Longtime Labor party Knesset Member Avraham Shochat, who is on his way out of politics, dismissed the big bang theory with an anecdote.

 

“The big bang is like the story about playwright Bernard Shaw who met a beautiful and dumb woman,” he said. “She told him: let’s get married, we’ll have a child that is beautiful like me and smart like you. Shaw responded: And what if he’ll be beautiful like me and smart like you?”

 

That is, what big bang are we talking about? What would this new party look like? What would be its policy? How would the Labor party go with Sharon, with everyone thinking he’s corrupt?
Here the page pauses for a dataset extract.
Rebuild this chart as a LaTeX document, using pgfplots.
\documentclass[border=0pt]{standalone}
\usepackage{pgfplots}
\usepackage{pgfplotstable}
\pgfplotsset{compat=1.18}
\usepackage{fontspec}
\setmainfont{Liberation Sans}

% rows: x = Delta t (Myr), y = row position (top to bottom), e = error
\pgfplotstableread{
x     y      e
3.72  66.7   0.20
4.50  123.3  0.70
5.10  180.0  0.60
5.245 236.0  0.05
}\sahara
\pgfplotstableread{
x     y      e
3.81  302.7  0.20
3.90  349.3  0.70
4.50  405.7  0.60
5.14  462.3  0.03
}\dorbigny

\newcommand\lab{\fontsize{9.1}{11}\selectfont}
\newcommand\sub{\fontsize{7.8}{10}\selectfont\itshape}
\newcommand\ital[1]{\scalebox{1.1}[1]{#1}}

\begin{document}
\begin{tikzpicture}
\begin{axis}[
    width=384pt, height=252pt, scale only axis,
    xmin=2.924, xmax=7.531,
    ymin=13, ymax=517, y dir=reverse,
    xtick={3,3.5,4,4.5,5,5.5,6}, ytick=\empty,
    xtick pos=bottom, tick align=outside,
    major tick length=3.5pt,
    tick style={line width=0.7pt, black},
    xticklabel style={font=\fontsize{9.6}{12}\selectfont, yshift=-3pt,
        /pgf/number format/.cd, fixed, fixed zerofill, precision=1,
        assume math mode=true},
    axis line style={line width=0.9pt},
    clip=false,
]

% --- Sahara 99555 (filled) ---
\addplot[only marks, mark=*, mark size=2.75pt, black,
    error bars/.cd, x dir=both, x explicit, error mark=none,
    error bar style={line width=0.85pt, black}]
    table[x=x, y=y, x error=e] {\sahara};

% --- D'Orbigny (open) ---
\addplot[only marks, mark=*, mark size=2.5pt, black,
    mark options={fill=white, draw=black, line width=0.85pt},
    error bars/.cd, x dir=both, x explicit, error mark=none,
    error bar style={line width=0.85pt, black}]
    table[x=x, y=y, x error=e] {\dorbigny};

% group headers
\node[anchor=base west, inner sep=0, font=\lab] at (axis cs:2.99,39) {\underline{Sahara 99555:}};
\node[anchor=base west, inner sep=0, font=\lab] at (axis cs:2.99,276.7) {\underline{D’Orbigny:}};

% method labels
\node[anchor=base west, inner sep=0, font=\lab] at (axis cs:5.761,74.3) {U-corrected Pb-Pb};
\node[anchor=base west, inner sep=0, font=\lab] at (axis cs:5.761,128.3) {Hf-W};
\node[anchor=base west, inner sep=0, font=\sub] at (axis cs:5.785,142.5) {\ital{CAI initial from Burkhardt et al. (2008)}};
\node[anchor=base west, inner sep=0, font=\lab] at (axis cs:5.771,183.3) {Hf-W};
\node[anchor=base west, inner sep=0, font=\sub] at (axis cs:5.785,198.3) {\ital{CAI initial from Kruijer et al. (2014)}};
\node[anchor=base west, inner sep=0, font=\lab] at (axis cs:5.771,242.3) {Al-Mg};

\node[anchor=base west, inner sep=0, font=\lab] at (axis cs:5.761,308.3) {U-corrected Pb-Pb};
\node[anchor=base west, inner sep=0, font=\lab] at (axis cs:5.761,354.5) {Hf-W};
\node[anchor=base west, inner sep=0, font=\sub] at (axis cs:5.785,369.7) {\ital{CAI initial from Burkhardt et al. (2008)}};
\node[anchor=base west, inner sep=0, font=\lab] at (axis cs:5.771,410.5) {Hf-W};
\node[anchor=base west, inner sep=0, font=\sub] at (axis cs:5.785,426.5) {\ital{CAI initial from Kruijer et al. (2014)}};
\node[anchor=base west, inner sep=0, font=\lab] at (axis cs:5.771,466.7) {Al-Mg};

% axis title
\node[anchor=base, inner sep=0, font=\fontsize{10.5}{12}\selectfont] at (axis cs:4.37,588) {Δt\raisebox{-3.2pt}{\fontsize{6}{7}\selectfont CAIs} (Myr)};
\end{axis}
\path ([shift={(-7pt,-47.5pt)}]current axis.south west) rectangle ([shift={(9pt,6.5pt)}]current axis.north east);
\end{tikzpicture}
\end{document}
And how would Amir Peretz join forces with Yosef Lapid?

 

Shochat sees the talk about bangs and doesn’t understand where his party leader, Shimon Peres, is hiding.

 

“No one has put up the Labor party for sale,” he says. “Even though Peres was close to supporting Bibi’s budget, and he wants to wait years to see what Sharon will do following the disengagement, under no circumstances would the Labor party disappear into one faction with Tommy Lapid and Arik Sharon.”

 

“Lapid’s economic policy is more radical than Bibi’s, and Sharon is one big unknown, with no one knowing who will be joining him and what he wants to sell the public next. There’s a chance of a Likud split, but this has nothing to do with the Labor party. We need to force Sharon to implement our policies later on as well,” Shochat said.

 

“Peres, as the chairman, must get up and say that we do not support the destruction of the party because of the personal interests of those who are facing political difficulties. This will not be happening.”